§ **WRITTEN REQUEST**
Skipping all pictures, set down the lines of the listing from the first through the one with "const xTicks = [1,2,3,4,5,6,7,8,9,10];".
---------------
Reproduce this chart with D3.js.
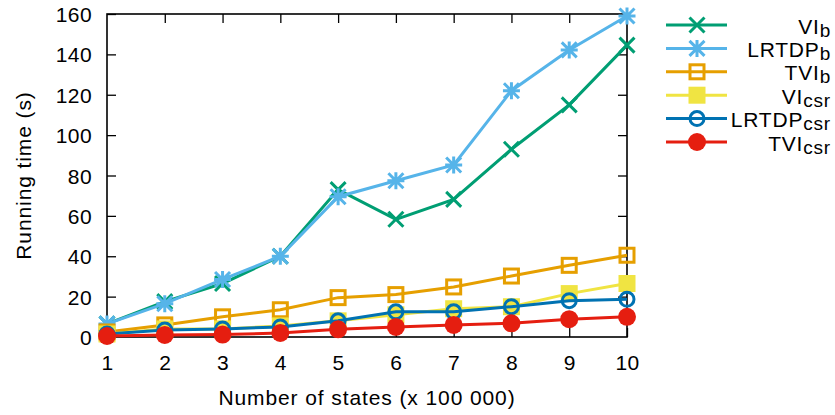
<!DOCTYPE html>
<html><head><meta charset="utf-8">
<script src="https://cdn.jsdelivr.net/npm/d3@7"></script>
<style>body{margin:0;background:#fff}svg{display:block;font-family:"Liberation Sans",Arial,sans-serif}</style>
</head><body><svg id="c" width="835" height="415"></svg>
<script>
const states = [1,2,3,4,5,6,7,8,9,10];
const VI_b      = [6.5,17.5,26.5,40,73,58.3,68.2,93,115,144.6];
const LRTDP_b   = [6.5,16.5,28.5,40,69.5,77.4,85.2,122,142.2,159];
const TVI_b     = [2.5,6,10,13.5,19.5,21,24.8,30.2,35.5,40.5];
const VI_csr    = [1.5,4,4,5.5,8,11,14,15,21.5,26.5];
const LRTDP_csr = [1.5,3.5,4,5,8,12.5,12.5,15,18,18.7];
const TVI_csr   = [0.5,1,1.2,2,3.8,5,6,6.8,8.8,10];
const yTicks = [0,20,40,60,80,100,120,140,160];
const xTicks = [1,2,3,4,5,6,7,8,9,10];

const series = [
  {name:"VI", sub:"b", values:VI_b, color:"#009e73", marker:"cross"},
  {name:"LRTDP", sub:"b", values:LRTDP_b, color:"#56b4e9", marker:"star"},
  {name:"TVI", sub:"b", values:TVI_b, color:"#e69f00", marker:"osquare"},
  {name:"VI", sub:"csr", values:VI_csr, color:"#f0e442", marker:"fsquare"},
  {name:"LRTDP", sub:"csr", values:LRTDP_csr, color:"#0072b2", marker:"ocircle"},
  {name:"TVI", sub:"csr", values:TVI_csr, color:"#e51e10", marker:"fcircle"}
];

const L=107, R=627, T=14, B=337;
const svg = d3.select("#c");
const x = d3.scaleLinear().domain([1,10]).range([L,R]);
const y = d3.scaleLinear().domain([0,160]).range([B,T]);
const fs = 21, ls = "0.8px";

// axes with inward ticks
const tl = 9;
svg.append("g").attr("transform",`translate(${L},0)`)
  .call(d3.axisLeft(y).tickValues(yTicks).tickSize(-tl).tickPadding(tl+6))
  .call(g=>{g.select(".domain").remove();g.selectAll("text").attr("font-size",fs).attr("fill","#000").attr("font-family","Liberation Sans").attr("letter-spacing","0.4px").attr("dy","0.36em");g.selectAll("line").attr("stroke","#000").attr("stroke-width",1.3);});
svg.append("g").attr("transform",`translate(${R},0)`)
  .call(d3.axisRight(y).tickValues(yTicks.slice(1,-1)).tickSize(-tl).tickFormat(""))
  .call(g=>{g.select(".domain").remove();g.selectAll("line").attr("stroke","#000").attr("stroke-width",1.3);});
svg.append("g").attr("transform",`translate(0,${B})`)
  .call(d3.axisBottom(x).tickValues(xTicks).tickSize(-tl).tickPadding(tl+9))
  .call(g=>{g.select(".domain").remove();g.selectAll("text").attr("font-size",fs).attr("fill","#000").attr("font-family","Liberation Sans").attr("letter-spacing","0.4px").attr("dy","0.71em");g.selectAll("line").attr("stroke","#000").attr("stroke-width",1.3);});
svg.append("g").attr("transform",`translate(0,${T})`)
  .call(d3.axisTop(x).tickValues(xTicks.slice(1,-1)).tickSize(-tl).tickFormat(""))
  .call(g=>{g.select(".domain").remove();g.selectAll("line").attr("stroke","#000").attr("stroke-width",1.3);});
svg.append("rect").attr("x",L).attr("y",T).attr("width",R-L).attr("height",B-T)
  .attr("fill","none").attr("stroke","#000").attr("stroke-width",1.6);

// titles
svg.append("text").attr("x",(L+R)/2).attr("y",405).attr("text-anchor","middle")
  .attr("font-size",fs).attr("letter-spacing","0.9px").text("Number of states (x 100 000)");
svg.append("text").attr("transform",`translate(31,${(T+B)/2}) rotate(-90)`).attr("text-anchor","middle")
  .attr("font-size",fs).attr("letter-spacing","0.9px").text("Running time (s)");

function drawMarker(g, type, cx, cy, color){
  const s=7.5;
  if(type==="cross"){
    g.append("path").attr("d",`M${cx-s},${cy-s}L${cx+s},${cy+s}M${cx-s},${cy+s}L${cx+s},${cy-s}`)
      .attr("stroke",color).attr("stroke-width",3).attr("fill","none");
  } else if(type==="star"){
    g.append("path").attr("d",`M${cx-s},${cy-s}L${cx+s},${cy+s}M${cx-s},${cy+s}L${cx+s},${cy-s}M${cx-s-1},${cy}L${cx+s+1},${cy}M${cx},${cy-s-1}L${cx},${cy+s+1}`)
      .attr("stroke",color).attr("stroke-width",3).attr("fill","none");
  } else if(type==="osquare"){
    g.append("rect").attr("x",cx-7).attr("y",cy-7).attr("width",14).attr("height",14)
      .attr("stroke",color).attr("stroke-width",3).attr("fill","none");
  } else if(type==="fsquare"){
    g.append("rect").attr("x",cx-8.5).attr("y",cy-8.5).attr("width",17).attr("height",17).attr("fill",color);
  } else if(type==="ocircle"){
    g.append("circle").attr("cx",cx).attr("cy",cy).attr("r",7).attr("stroke",color).attr("stroke-width",3).attr("fill","none");
  } else if(type==="fcircle"){
    g.append("circle").attr("cx",cx).attr("cy",cy).attr("r",9).attr("fill",color);
  }
}

const line = d3.line().x((d,i)=>x(states[i])).y(d=>y(d));
const plot = svg.append("g");
series.forEach(s=>{
  const g = plot.append("g");
  g.append("path").attr("d",line(s.values)).attr("fill","none").attr("stroke",s.color).attr("stroke-width",3);
  s.values.forEach((v,i)=>drawMarker(g,s.marker,x(states[i]),y(v),s.color));
});

// legend
const lg = svg.append("g");
series.forEach((s,i)=>{
  const yy = 25 + i*23.4;
  lg.append("line").attr("x1",666).attr("x2",727).attr("y1",yy).attr("y2",yy).attr("stroke",s.color).attr("stroke-width",3);
  drawMarker(lg,s.marker,697,yy,s.color);
  const t = lg.append("text").attr("x",831).attr("y",yy+8.5).attr("text-anchor","end").attr("font-size",fs).attr("letter-spacing",ls);
  t.append("tspan").text(s.name);
  t.append("tspan").attr("font-size",19).attr("dy",3).text(s.sub);
});
</script></body></html>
---------------
§ **TASK RESPONSE**
Reproduce this chart with D3.js.
<!DOCTYPE html>
<html><head><meta charset="utf-8">
<script src="https://cdn.jsdelivr.net/npm/d3@7"></script>
<style>body{margin:0;background:#fff}svg{display:block;font-family:"Liberation Sans",Arial,sans-serif}</style>
</head><body><svg id="c" width="835" height="415"></svg>
<script>
const states = [1,2,3,4,5,6,7,8,9,10];
const VI_b      = [6.5,17.5,26.5,40,73,58.3,68.2,93,115,144.6];
const LRTDP_b   = [6.5,16.5,28.5,40,69.5,77.4,85.2,122,142.2,159];
const TVI_b     = [2.5,6,10,13.5,19.5,21,24.8,30.2,35.5,40.5];
const VI_csr    = [1.5,4,4,5.5,8,11,14,15,21.5,26.5];
const LRTDP_csr = [1.5,3.5,4,5,8,12.5,12.5,15,18,18.7];
const TVI_csr   = [0.5,1,1.2,2,3.8,5,6,6.8,8.8,10];
const yTicks = [0,20,40,60,80,100,120,140,160];
const xTicks = [1,2,3,4,5,6,7,8,9,10];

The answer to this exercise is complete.